So much for exploring Mars with a glass of Tang in my hand. But at least I know there will be Spam.

As a card-carrying member of the moon-shot generation during the 1960s, my imagination has been captured by Hi-SEAS, a four-month experiment in how a human crew would eat on a long space mission.

A six-member crew will spend 120 days, from April until August, in an isolated “space station” in Hawaii while they work on strategies. It’s a joint project of the University of Hawaii and Cornell University. Hi-SEAS stands for Hawaii Space Exploration Analog and Simulation.

And it includes a recipe contest.

The mission is part of NASA’s effort to look at the risks associated with long-term space exploration and tries to come up with solutions. It won’t do any good to build spacecraft if we don’t think of how to live in them.

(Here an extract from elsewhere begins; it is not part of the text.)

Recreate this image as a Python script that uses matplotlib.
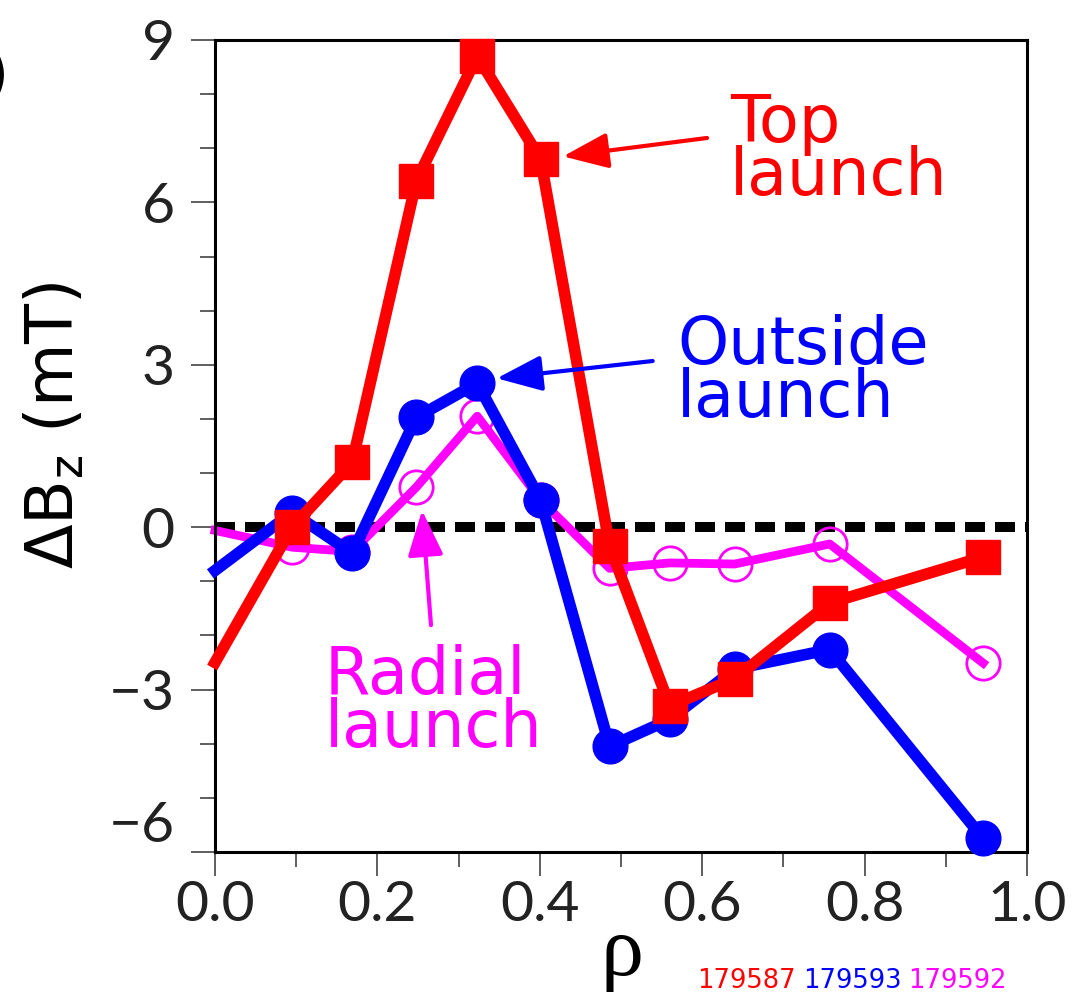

And while we can sometimes think of food as a trivial part of our lives, it’s really one of the most important things we do every day.

What we eat, when we eat, how we eat. Eating together, eating alone. Eating what we want, eating what we should. Does anything make us more human than that?

So, for four months, the Hi-SEAS crew will stay in a station that looks like a can and cook, sometimes from cans.

What they cook is where the rest of us come in. The project is holding a recipe contest right now for what to make from their list of ingredients. Got any killer appetizers using canned eel and polenta?

Looking down the ingredient list, I noticed quite a few puzzlers. They’ll have the Korean condiment gochujang but not the Thai-style hot sauce sriracha.

I’m guessing the location in Hawaii would explain why they’re stocking freeze-dried poi.

I had to grab for my food dictionary to figure out furikake (a dried ground fish powder you sprinkle on rice) and harusame (cellophane noodles).

It’s definitely a multicultural list. They get tortillas and kasha, posole and peanut butter. Someone has a sense of humor, too: The list of textured vegetable proteins (fake meat) includes “baconish.”

To enter the contest and follow the blog posts, go to hi-seas.org. You need to make a recipe, take a picture of it and post it on the website by 11:59 p.m. March 8. (That’s Hawaii Standard Time; on the East Coast, it’s due by 4:59 a.m. March 9. See what space exploration can teach you?)

From March 9 until March 27, you can vote on the submitted recipes online. Finalist recipes will be made on the station and the winners announced in August.

The prize? A T-shirt. And knowing you advanced the exploration of space using Spam and poi.